Die Welt ist voller Muster. Im Kunsthandwerk genauso wie in den Geschichten, die Kulturen seit Jahrhunderten erzählen. Manche Inhalte und Formen sind zu geheimnisvoll, zu verblüffend, einfach zu gut, um sie zwischen Buchdeckeln ins Regal zu stellen. Auf dem Boden ist noch genug Platz dafür, sie auszubreiten.

Teppiche sind ein dankbares Medium. Sie nehmen auf, was Designer und Hersteller ihnen aufoktroyieren. Von Fotodrucken bis zur Aquarell-Anmutung. In den Bodenbildern verknüpft sich vor allem aber auch traditionelles Handwerk mit innovativem Know-how. Ein tolles Spielfeld für Designer, die heute auf ein paar Quadratmetern fast alles dürfen. Sogar Fransen dürfen Teppiche wieder haben. Bei Ruckstuhl, einem Schweizer Hersteller, der schon mit Patricia Urquiola oder dem Designstudio Claesson Koivisto Rune flache Geschichten entwickelt hat,  bekommen die Bilder eine besondere Rahmenhandlung.  „Frame“ heißt die Kollektion, die die Teppiche von „Baroco“ bis „Ballerina“ stilistisch einfasst.
Bei Vartian, dem österreichischen Unternehmen, bei dem seit einigen Jahren Arman J. Vartian erfolgreich mit Entstauben beschäftigt ist, fügen die Bilder „nepalesische Meisterknüpfer“ zusammen. Unter einer leicht entfernbaren Schicht von kulturellen Teppichklischees kommen bei Vartian kunstvolle Knüpftechnik und orientalische Ornamentik zum Vorschein.
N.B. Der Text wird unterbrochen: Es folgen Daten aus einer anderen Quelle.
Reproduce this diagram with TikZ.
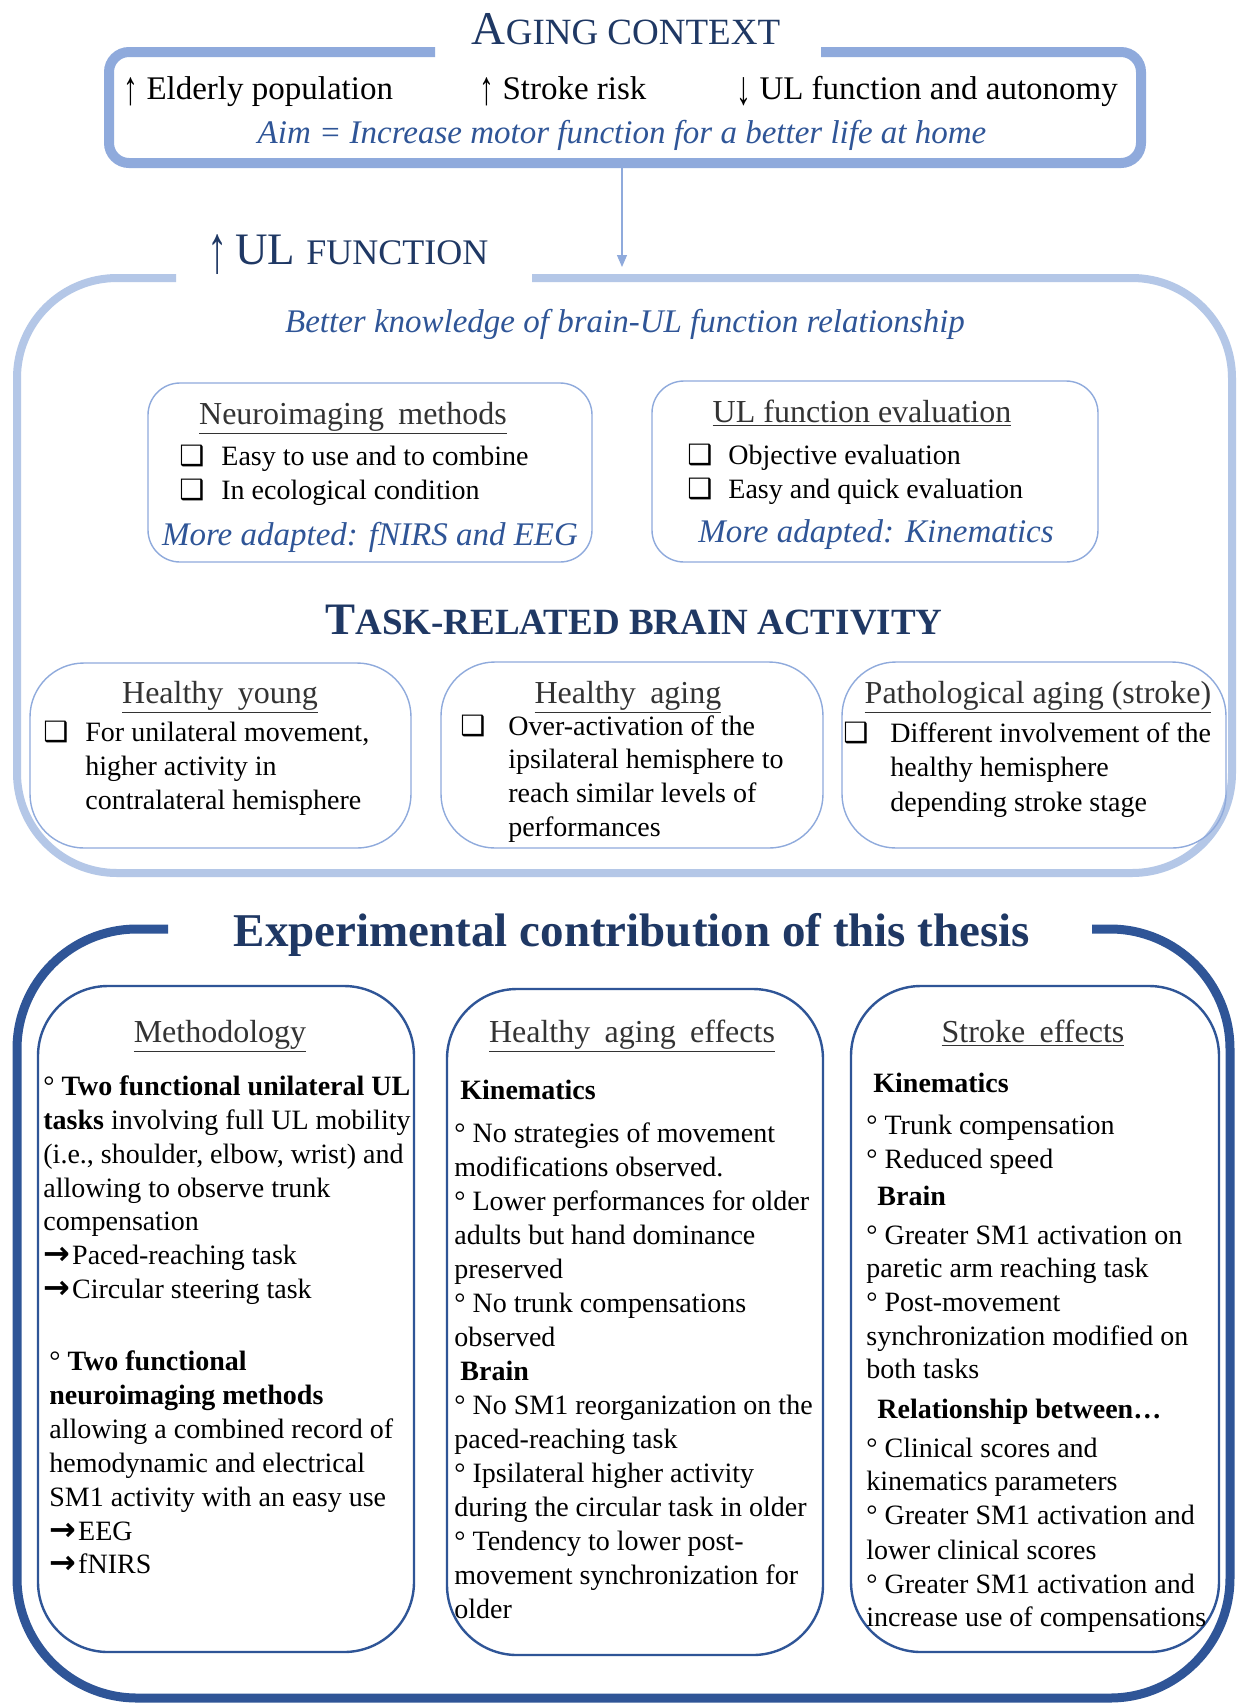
\documentclass[tikz,border=0pt]{standalone}
\usepackage{fontspec}
\usepackage{graphicx}
\setmainfont{Liberation Serif}
\newfontfamily\dejavu{DejaVu Sans}
\usetikzlibrary{arrows.meta}
\definecolor{agingblue}{HTML}{8FAADC}
\definecolor{ulblue}{HTML}{B4C7E7}
\definecolor{darkblue}{HTML}{2F5597}
\definecolor{navy}{HTML}{1F3864}
\definecolor{itblue}{HTML}{2F5597}
\newcommand{\sqbul}{{\dejavu\bfseries ❑}}
\newcommand{\barrow}{{\dejavu\bfseries\fontsize{16pt}{16pt}\selectfont →}\hspace{1pt}}
\newcommand{\uparr}{\raisebox{-2.5pt}{\scalebox{0.9}[1.45]{↑}}}
\newcommand{\downarr}{\raisebox{-2.5pt}{\scalebox{0.9}[1.45]{↓}}}
\begin{document}
\begin{tikzpicture}[x=0.5pt,y=-0.5pt,
  txt/.style={font=\fontsize{14pt}{17pt}\selectfont, inner sep=0pt, anchor=base west},
  txtb/.style={font=\fontsize{14pt}{17pt}\selectfont\bfseries, inner sep=0pt, anchor=base west},
  rowtxt/.style={font=\fontsize{16.5pt}{19pt}\selectfont, inner sep=0pt, anchor=base west},
  hdr/.style={font=\fontsize{16pt}{19pt}\selectfont, inner sep=0pt, anchor=base, text=black!80},
  itl/.style={font=\fontsize{16.5pt}{19pt}\selectfont\itshape, text=itblue, inner sep=0pt, anchor=base},
  thinbox/.style={draw=agingblue, line width=0.7pt},
  resbox/.style={draw=darkblue, line width=1.2pt, rounded corners=35pt},
  agingline/.style={draw=agingblue, line width=5pt, rounded corners=10pt},
  ulline/.style={draw=ulblue, line width=4pt, rounded corners=50pt},
  expline/.style={draw=darkblue, line width=4.5pt, rounded corners=60pt},
]
\fill[white] (0,0) rectangle (1240,1704);
\useasboundingbox (0,0) rectangle (1240,1704);

% ---------- Aging context ----------
\draw[agingline] (821,52) -- (1141,52) -- (1141,163) -- (109,163) -- (109,52) -- (435,52);
\node[inner sep=0pt, anchor=base, text=navy] (agingtitle) at (626,44)
  {{\fontsize{23.5pt}{25pt}\selectfont A}{\fontsize{18.5pt}{20pt}\selectfont GING CONTEXT}};
\node[rowtxt] (elderly) at (123,99) {\uparr\ Elderly population};
\node[rowtxt] (stroke) at (479,99) {\uparr\ Stroke risk};
\node[rowtxt] (ulauto) at (736,99) {\downarr\ UL function and autonomy};
\node[itl] (aim) at (622,143) {Aim = Increase motor function for a better life at home};

\coordinate (arrowstart) at (622,168);
\coordinate (arrowend) at (622,267);
\draw[agingblue, line width=0.6pt, -{Triangle[width=5pt,length=6pt]}] (arrowstart) -- (arrowend);

% ---------- UL function ----------
\draw[ulline] (532,278) -- (1232,278) -- (1232,873) -- (17,873) -- (17,278) -- (176,278);
\node[inner sep=0pt, anchor=base west, text=navy] (ultitle) at (207,264)
  {\raisebox{-4pt}{\fontsize{22.5pt}{25pt}\selectfont\scalebox{0.9}[1.5]{↑}}{\fontsize{22.5pt}{25pt}\selectfont\,UL }{\fontsize{18pt}{20pt}\selectfont FUNCTION}};
\node[itl] (better) at (625,332) {Better knowledge of brain-UL function relationship};

\draw[thinbox, rounded corners=16pt] (148,383) rectangle (592,562);
\draw[thinbox, rounded corners=16pt] (652,381) rectangle (1098,562);
\node[hdr] (neurohdr) at (353,424) {\underline{Neuroimaging\hspace{0.45em}methods}};
\node[txt] (nb1) at (179,465) {\sqbul};
\node[txt] (nb2) at (179,499) {\sqbul};
\node[txt] (nt1) at (221,465) {Easy to use and to combine};
\node[txt] (nt2) at (221,499) {In ecological condition};
\node[itl] (neuroit) at (370,545) {More adapted: fNIRS and EEG};

\node[hdr] (ulhdr) at (862,422) {\underline{UL function evaluation}};
\node[txt] (ub1) at (687,464) {\sqbul};
\node[txt] (ub2) at (687,498) {\sqbul};
\node[txt] (ut1) at (728,464) {Objective evaluation};
\node[txt] (ut2) at (728,498) {Easy and quick evaluation};
\node[itl] (ulit) at (876,542) {More adapted: Kinematics};

\node[inner sep=0pt, anchor=base, text=navy, font=\bfseries] (tasktitle) at (634,634)
  {{\fontsize{22.5pt}{25pt}\selectfont T}{\fontsize{18.5pt}{20pt}\selectfont ASK-RELATED BRAIN ACTIVITY}};

\draw[thinbox, rounded corners=27pt] (30,663) rectangle (411,848);
\draw[thinbox, rounded corners=27pt] (441,662) rectangle (823,848);
\draw[thinbox, rounded corners=27pt] (842,662) rectangle (1226,848);

\node[hdr] (hyhdr) at (220,703) {\underline{Healthy\hspace{0.45em}young}};
\node[txt] (hyb) at (43,741) {\sqbul};
\node[txt] (hy1) at (85,741) {For unilateral movement,};
\node[txt] (hy2) at (85,775) {higher activity in};
\node[txt] (hy3) at (85,809) {contralateral hemisphere};

\node[hdr] (hahdr) at (628,703) {\underline{Healthy\hspace{0.45em}aging}};
\node[txt] (hab) at (460,735) {\sqbul};
\node[txt] (ha1) at (508,735) {Over-activation of the};
\node[txt] (ha2) at (508,768) {ipsilateral hemisphere to};
\node[txt] (ha3) at (508,802) {reach similar levels of};
\node[txt] (ha4) at (508,836) {performances};

\node[hdr] (pahdr) at (1038,703) {\underline{Pathological aging (stroke)}};
\node[txt] (pab) at (843,742) {\sqbul};
\node[txt] (pa1) at (890,742) {Different involvement of the};
\node[txt] (pa2) at (890,776) {healthy hemisphere};
\node[txt] (pa3) at (890,811) {depending stroke stage};

% ---------- Experimental contribution ----------
\draw[expline] (1092,929) -- (1230,929) -- (1230,1698) -- (17,1698) -- (17,929) -- (168,929);
\node[inner sep=0pt, anchor=base, text=navy, font=\fontsize{23.5pt}{26pt}\selectfont\bfseries] (exptitle) at (632,946)
  {Experimental contribution of this thesis};

\draw[resbox] (38,986) rectangle (414,1652);
\draw[resbox] (447,989) rectangle (823,1655);
\draw[resbox] (851,986) rectangle (1219,1652);

\node[hdr] (methhdr) at (220,1042) {\underline{Methodology}};
\foreach \y/\t in {1095/{° \textbf{Two functional unilateral UL}},
  1129/{\textbf{tasks} involving full UL mobility},
  1163/{(i.e., shoulder, elbow, wrist) and},
  1197/{allowing to observe trunk},
  1230/{compensation},
  1264/{\barrow Paced-reaching task},
  1298/{\barrow Circular steering task}}
  \node[txt] (meth\y) at (43,\y) {\t};
\foreach \y/\t in {1370/{° \textbf{Two functional}},
  1404/{\textbf{neuroimaging methods}},
  1438/{allowing a combined record of},
  1472/{hemodynamic and electrical},
  1506/{SM1 activity with an easy use},
  1540/{\barrow EEG},
  1573/{\barrow fNIRS}}
  \node[txt] (methb\y) at (49,\y) {\t};

\node[hdr] (haehdr) at (632,1042) {\underline{Healthy\hspace{0.45em}aging\hspace{0.45em}effects}};
\node[txtb] (haek) at (460,1099) {Kinematics};
\node[txtb] (haeb) at (460,1380) {Brain};
\foreach \y/\t in {1142/{° No strategies of movement},
  1176/{modifications observed.},
  1210/{° Lower performances for older},
  1244/{adults but hand dominance},
  1278/{preserved},
  1312/{° No trunk compensations},
  1346/{observed},
  1414/{° No SM1 reorganization on the},
  1448/{paced-reaching task},
  1482/{° Ipsilateral higher activity},
  1516/{during the circular task in older},
  1550/{° Tendency to lower post-},
  1584/{movement synchronization for},
  1618/{older}}
  \node[txt] (hae\y) at (454,\y) {\t};

\node[hdr] (sehdr) at (1033,1042) {\underline{Stroke\hspace{0.45em}effects}};
\node[txtb] (sek) at (873,1092) {Kinematics};
\node[txtb] (seb) at (877,1205) {Brain};
\node[txtb] (ser) at (877,1418) {Relationship between…};
\foreach \y/\t in {1134/{° Trunk compensation},
  1168/{° Reduced speed},
  1244/{° Greater SM1 activation on},
  1277/{paretic arm reaching task},
  1311/{° Post-movement},
  1345/{synchronization modified on},
  1378/{both tasks},
  1457/{° Clinical scores and},
  1490/{kinematics parameters},
  1524/{° Greater SM1 activation and},
  1559/{lower clinical scores},
  1593/{° Greater SM1 activation and},
  1626/{increase use of compensations}}
  \node[txt] (se\y) at (866,\y) {\t};
\end{tikzpicture}
\end{document}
Aber auch die visuelle Handschrift von Künstlern wie etwa Andreas Reimann, mit dem Teppichkollektionen entstanden sind, wie auch das Modell „1001 Nights“, das der deutsche Rat für Formgebung kürzlich mit einem Interior Innovation Award bedachte. Doch Deutschland vergibt nicht nur Preise, sondern auch Aufträge in verschiedensten Weltregionen, um sich gute Geschichten knüpfen zu lassen.

„Rugs that tell a tale“, behauptet demnach auch der Berliner Hersteller Reuber Henning von seinen Stücken: Gern legte er sie streifenweise flach auf den Boden, einmal klar gezeichnet, einmal unscharf in Aquarell-
optik verschwommen. Die tibetische Tradition wird da angezapft, in einer kleinen Manufaktur im nepalesischen Kathmandu-Tal entstehen die Streifenteppiche.

Spießig ist cool. Auch die Teppiche vom deutschen Hersteller Miinu kann man durch dazugehörige Geschichten vor seinen Freunden legitimieren. Ruhrpott, Nepal, Portugal und Türkei sind sich plötzlich ganz nah, wenn eine bewusst legere Teppichmarke und schwerwiegende Traditionen ineinandergreifen. Marokkanische Berberteppiche hat Miinu zuletzt mit dem Modell „Nomad“ in die doch so glatt-cleane Gegenwart verlegt.

In Spanien hat der Designer Marti Guixé wiederum eine Tradition aus Persien für Nanimarquina „eingemustert“. Auf einem alten Kerman-Teppich referieren die Mikrobildchen von Bienen, Blumen, Pferden und Hirschen, die zusammen zu einem Labyrinth aus Neuseeland-Wolle verschwimmen. Für den Teppichkatalog trägt das Stück den Namen „Ghost“. Kerman im Iran, umringt von Bergen und Wüste, ist eines der Zentren der persischen Teppichtradition, das auf diese Art  noch  heute in die Welt des Designs strahlt.